The law mandates that certain documents be retained for at least five years. The law simply states that issuing companies, agents, and third parties retain "records of the information collected from the senior consumer and other information used in making the recommendations" -- this would include annuity applications, questionnaires, illustrations, customer correspondence, account review documents and account statements
The prior law was vague as to who agents, companies or third parties -- must retain supporting documentation. The new law places the responsibility on all three. The annuity company can offer (but is not required) to maintain these records on behalf of its agents. Original records may be retained, or the records can be kept in any other media (photographic, digital, etc.) so long as a legible reproduction of the original is maintained.
One particularly important amendment to the new suitability law gives the Department of Financial Services (which regulates agents) and the Office of Insurance Regulation (which regulates insurers) the power to correct, or "mitigate" unsuitable annuity purchases. The Office of Insurance Regulation can force an issuing company to rescind inappropriate contracts -- in effect, canceling the contract and refunding the client's money. The amount of the refund is the greater of the client's investment or the accumulated value in the contract. The Department of Financial Services may take "any reasonably appropriate corrective action" to undo harm to a senior client by an agent's recommendations. The law also allows regulators to waive penalties for companies and agents that take prompt actions to correct harm caused by unsuitable recommendations. (The offer to waive penalties is an incentive to get companies and agents to "do the right thing" to make the client whole.)
This new power to rescind annuity contracts is quite broad. Other regulators in the state may pursue rescissions of various contract through the court system, but the unilateral power of the OIR to rescind annuity contracts is unprecedented in Florida.
Agents or insurers who fail to meet the requirements of this law are subject to penalties and enforcement action by the Department of Financial Services or Office of Insurance Regulation. This law does not give clients or others the right to sue privately for violations of these rules although clients may pursue other claims such as breach of fiduciary trust or negligence in private, civil legal proceedings.
The updated law includes a new provision to protect issuing companies from actions taken by unrelated, unauthorized parties:
Nothing in this section shall subject an insurer to criminal or civil liability for the acts of independent individuals not affiliated with that insurer for selling its products, when such sales are made in a way not authorized by the insurer.

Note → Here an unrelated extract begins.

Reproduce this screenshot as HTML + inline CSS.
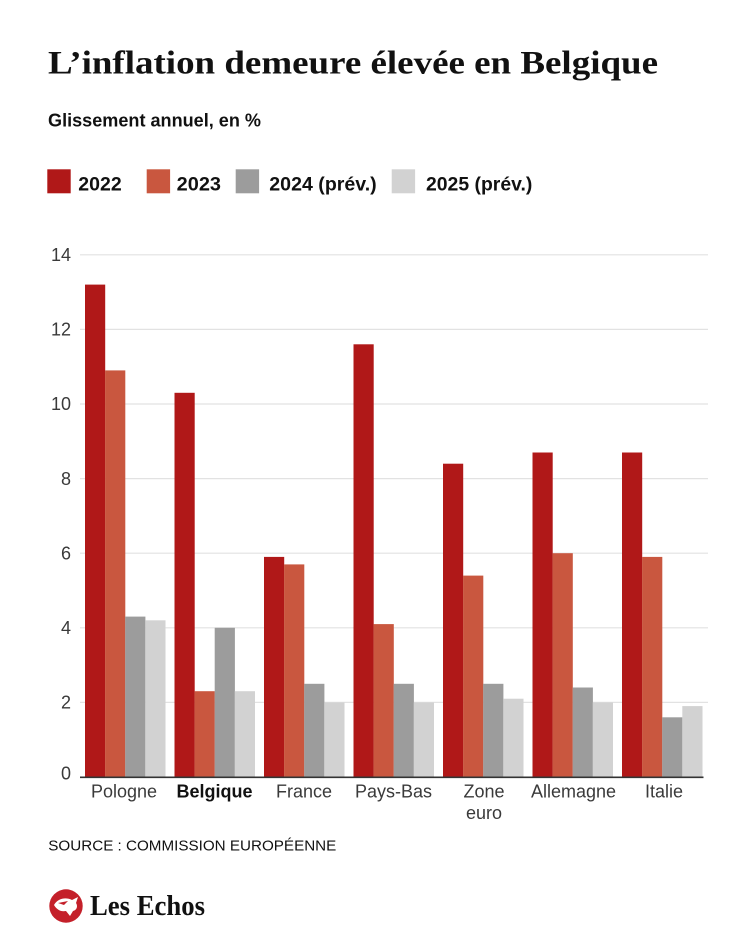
<!DOCTYPE html>
<html>
<head>
<meta charset="utf-8">
<style>
  html,body{margin:0;padding:0;background:#fff;}
  svg{display:block;}
  .ax{font-family:"Liberation Sans",sans-serif;font-size:18px;fill:#3a3a3a;}
</style>
</head>
<body>
<svg width="750" height="938" viewBox="0 0 750 938" xmlns="http://www.w3.org/2000/svg">
  <rect width="750" height="938" fill="#fff"/>
  <!-- Title -->
  <text x="48" y="73.5" font-family="'Liberation Serif',serif" font-weight="bold" font-size="33" fill="#111" textLength="610" lengthAdjust="spacingAndGlyphs">L’inflation demeure élevée en Belgique</text>
  <!-- Subtitle -->
  <text x="48" y="126.7" font-family="'Liberation Sans',sans-serif" font-weight="bold" font-size="18" fill="#111" textLength="213" lengthAdjust="spacingAndGlyphs">Glissement annuel, en %</text>
  <!-- Legend -->
  <rect x="47.3" y="169.3" width="23.4" height="24" fill="#b01818"/>
  <text x="78.3" y="190.7" font-family="'Liberation Sans',sans-serif" font-weight="bold" font-size="19.5" fill="#111" textLength="43.4" lengthAdjust="spacingAndGlyphs">2022</text>
  <rect x="146.7" y="169.3" width="23.4" height="24" fill="#c9573f"/>
  <text x="176.7" y="190.7" font-family="'Liberation Sans',sans-serif" font-weight="bold" font-size="19.5" fill="#111" textLength="44.3" lengthAdjust="spacingAndGlyphs">2023</text>
  <rect x="235.7" y="169.3" width="23.4" height="24" fill="#9c9c9c"/>
  <text x="269.3" y="190.7" font-family="'Liberation Sans',sans-serif" font-weight="bold" font-size="19.5" fill="#111" textLength="107.4" lengthAdjust="spacingAndGlyphs">2024 (prév.)</text>
  <rect x="391.7" y="169.3" width="23.4" height="24" fill="#d2d2d2"/>
  <text x="426" y="190.7" font-family="'Liberation Sans',sans-serif" font-weight="bold" font-size="19.5" fill="#111" textLength="106.3" lengthAdjust="spacingAndGlyphs">2025 (prév.)</text>

  <!-- Gridlines -->
  <g stroke="#e2e2e2" stroke-width="1.2">
    <line x1="80" x2="708" y1="254.8" y2="254.8"/>
    <line x1="80" x2="708" y1="329.4" y2="329.4"/>
    <line x1="80" x2="708" y1="404" y2="404"/>
    <line x1="80" x2="708" y1="478.6" y2="478.6"/>
    <line x1="80" x2="708" y1="553.2" y2="553.2"/>
    <line x1="80" x2="708" y1="627.8" y2="627.8"/>
    <line x1="80" x2="708" y1="702.4" y2="702.4"/>
  </g>
  <!-- Y labels -->
  <g class="ax" text-anchor="end">
    <text x="71" y="261">14</text>
    <text x="71" y="335.6">12</text>
    <text x="71" y="410.2">10</text>
    <text x="71" y="484.8">8</text>
    <text x="71" y="559.4">6</text>
    <text x="71" y="634">4</text>
    <text x="71" y="708.6">2</text>
    <text x="71" y="779.5">0</text>
  </g>

  <!-- Bars: base y=777, scale 37.3/unit -->
  <g>
    <!-- Pologne g=0, x0=85 -->
    <rect x="85" y="284.6" width="20.2" height="492.4" fill="#b01818"/>
    <rect x="105.1" y="370.4" width="20.2" height="406.6" fill="#c9573f"/>
    <rect x="125.2" y="616.6" width="20.2" height="160.4" fill="#9c9c9c"/>
    <rect x="145.3" y="620.3" width="20.2" height="156.7" fill="#d2d2d2"/>
    <!-- Belgique g=1, x0=174.5 -->
    <rect x="174.5" y="392.8" width="20.2" height="384.2" fill="#b01818"/>
    <rect x="194.6" y="691.2" width="20.2" height="85.8" fill="#c9573f"/>
    <rect x="214.7" y="627.8" width="20.2" height="149.2" fill="#9c9c9c"/>
    <rect x="234.8" y="691.2" width="20.2" height="85.8" fill="#d2d2d2"/>
    <!-- France g=2, x0=264 -->
    <rect x="264" y="556.9" width="20.2" height="220.1" fill="#b01818"/>
    <rect x="284.1" y="564.4" width="20.2" height="212.6" fill="#c9573f"/>
    <rect x="304.2" y="683.8" width="20.2" height="93.2" fill="#9c9c9c"/>
    <rect x="324.3" y="702.4" width="20.2" height="74.6" fill="#d2d2d2"/>
    <!-- Pays-Bas g=3, x0=353.5 -->
    <rect x="353.5" y="344.3" width="20.2" height="432.7" fill="#b01818"/>
    <rect x="373.6" y="624.1" width="20.2" height="152.9" fill="#c9573f"/>
    <rect x="393.7" y="683.8" width="20.2" height="93.2" fill="#9c9c9c"/>
    <rect x="413.8" y="702.4" width="20.2" height="74.6" fill="#d2d2d2"/>
    <!-- Zone euro g=4, x0=443 -->
    <rect x="443" y="463.7" width="20.2" height="313.3" fill="#b01818"/>
    <rect x="463.1" y="575.6" width="20.2" height="201.4" fill="#c9573f"/>
    <rect x="483.2" y="683.8" width="20.2" height="93.2" fill="#9c9c9c"/>
    <rect x="503.3" y="698.7" width="20.2" height="78.3" fill="#d2d2d2"/>
    <!-- Allemagne g=5, x0=532.5 -->
    <rect x="532.5" y="452.5" width="20.2" height="324.5" fill="#b01818"/>
    <rect x="552.6" y="553.2" width="20.2" height="223.8" fill="#c9573f"/>
    <rect x="572.7" y="687.5" width="20.2" height="89.5" fill="#9c9c9c"/>
    <rect x="592.8" y="702.4" width="20.2" height="74.6" fill="#d2d2d2"/>
    <!-- Italie g=6, x0=622 -->
    <rect x="622" y="452.5" width="20.2" height="324.5" fill="#b01818"/>
    <rect x="642.1" y="556.9" width="20.2" height="220.1" fill="#c9573f"/>
    <rect x="662.2" y="717.3" width="20.2" height="59.7" fill="#9c9c9c"/>
    <rect x="682.3" y="706.1" width="20.2" height="70.9" fill="#d2d2d2"/>
  </g>
  <!-- Baseline -->
  <line x1="80" x2="703.5" y1="777.3" y2="777.3" stroke="#333" stroke-width="1.6"/>

  <!-- Category labels -->
  <g class="ax" text-anchor="middle">
    <text x="124" y="797.5">Pologne</text>
    <text x="214.5" y="797.5" font-weight="bold" fill="#111">Belgique</text>
    <text x="304" y="797.5">France</text>
    <text x="393.5" y="797.5">Pays-Bas</text>
    <text x="484" y="797.5">Zone</text>
    <text x="484" y="819">euro</text>
    <text x="573.5" y="797.5">Allemagne</text>
    <text x="664" y="797.5">Italie</text>
  </g>

  <!-- Source -->
  <text x="48.3" y="850.7" font-family="'Liberation Sans',sans-serif" font-size="15" fill="#111" textLength="288" lengthAdjust="spacingAndGlyphs">SOURCE : COMMISSION EUROPÉENNE</text>

  <!-- Logo -->
  <circle cx="66" cy="906" r="16.7" fill="#c4202a"/>
  <path d="M54 905 C58 898 66 897 72 900 L78 897 L76 903 C78 906 77 910 73 911 L70 916 L66 911 C61 912 57 910 54 905 Z" fill="#fff"/>
  <path d="M58 903 L68 901 L64 905 Z" fill="#c4202a"/>
  <text x="90" y="915" font-family="'Liberation Serif',serif" font-weight="bold" font-size="28" fill="#111" textLength="115" lengthAdjust="spacingAndGlyphs">Les Echos</text>
</svg>
</body>
</html>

Generally speaking the new disclosure requirements apply to the sale of annuities to individual, senior customers (age 65 or older). The law specifically exempts certain transactions from these requirements:
¨ sales resulting from direct mail solicitation in which no recommendation is made by the agent, or
¨ contracts sold to an employer's qualified retirement plan (plans covered by ERISA, 401(k) plans, etc.), tax-sheltered annuities sold to non-profit organizations and church plans (403(b) plans), or government-provided retirement plans (457 plans), and
¨ sales to employer-provided non-qualified deferred compensation plans.
Note that annuities sold to Individual Retirement Accounts must follow the suitability requirements for that individual -- if the individual is age 65 or older.

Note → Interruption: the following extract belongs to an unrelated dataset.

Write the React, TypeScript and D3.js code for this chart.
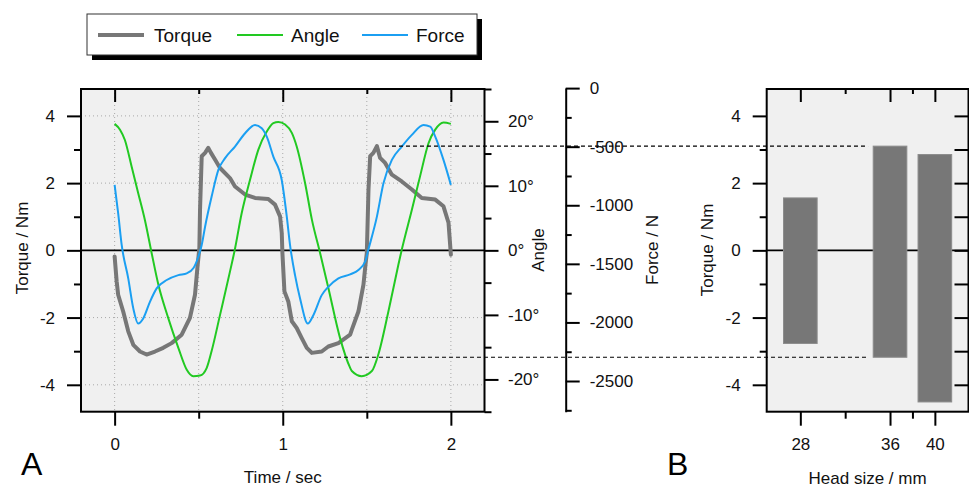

One odd legislative note about the updated law: The prior state statute carved out an exception to the suitability rules for sales of variable annuities by agents who were affiliated with broker-dealers regulated by the NASD. All agents selling variable annuities needed to be registered as a representative of a broker-dealer that belonged to the NASD so this exception effectively put sales of all variable annuities outside the scope of this state law. The premise for that exception was that the NASD had its own suitability requirements, and the state was simply deferring to the NASD's requirements for the sale of variable annuities.
In the legislature's infinite wisdom, when they updated the language in 2008 (from NASD to FINRA), they extended this exception to cover the sale of any annuity (fixed or variable) by a FINRA affiliated agent. While FINRA (NASD's successor) has suitability rules for the sale of variable annuities, it has no jurisdiction over fixed annuities (including indexed annuities). This leaves a possible loophole for the sale of fixed annuities by FINRA affiliated agents. It is possible to read the new law in such a way as to exempt any FINRA affiliated agents from compliance with this law:
Any person who is registered with a member of the Financial Industry Regulatory Authority, who is required to make a suitability determination, and who makes and documents such determination is deemed to satisfy the requirements under this section for the recommendation of annuities.
The key phrase is: "who is required to make a suitability determination". FINRA representatives are, generally speaking, prohibited from making unsuitable recommendations. Is that general principle the same as making a "suitability determination"? If it is, then FINRA-affiliated reps need not follow the new state suitability rules when selling any type of annuity. If one argues that FINRA has no jurisdiction over fixed annuities and therefore it cannot require a suitability determination for sales of fixed annuities this exception then applies only to variable annuities, and state law applies to the sale of fixed annuities at FINRA institutions. (This was the original law's language and probably the legislature's intent when it updated the language.) It is interesting to note, however, that the title of this exception was changed too from "Application to Variable Annuities" to "Application to Annuities" so perhaps the legislature intended to expand this exemption to the sale of all annuities by FINRA reps after all.
State regulators jealously guard their jurisdiction. Cautious agents affiliated with FINRA broker-dealers would be wise to follow the original law's intent apply FINRA rules to the sales of variable annuities and comply with state suitability requirements when it comes to recommendations of fixed annuities (including EIAs) to senior consumers.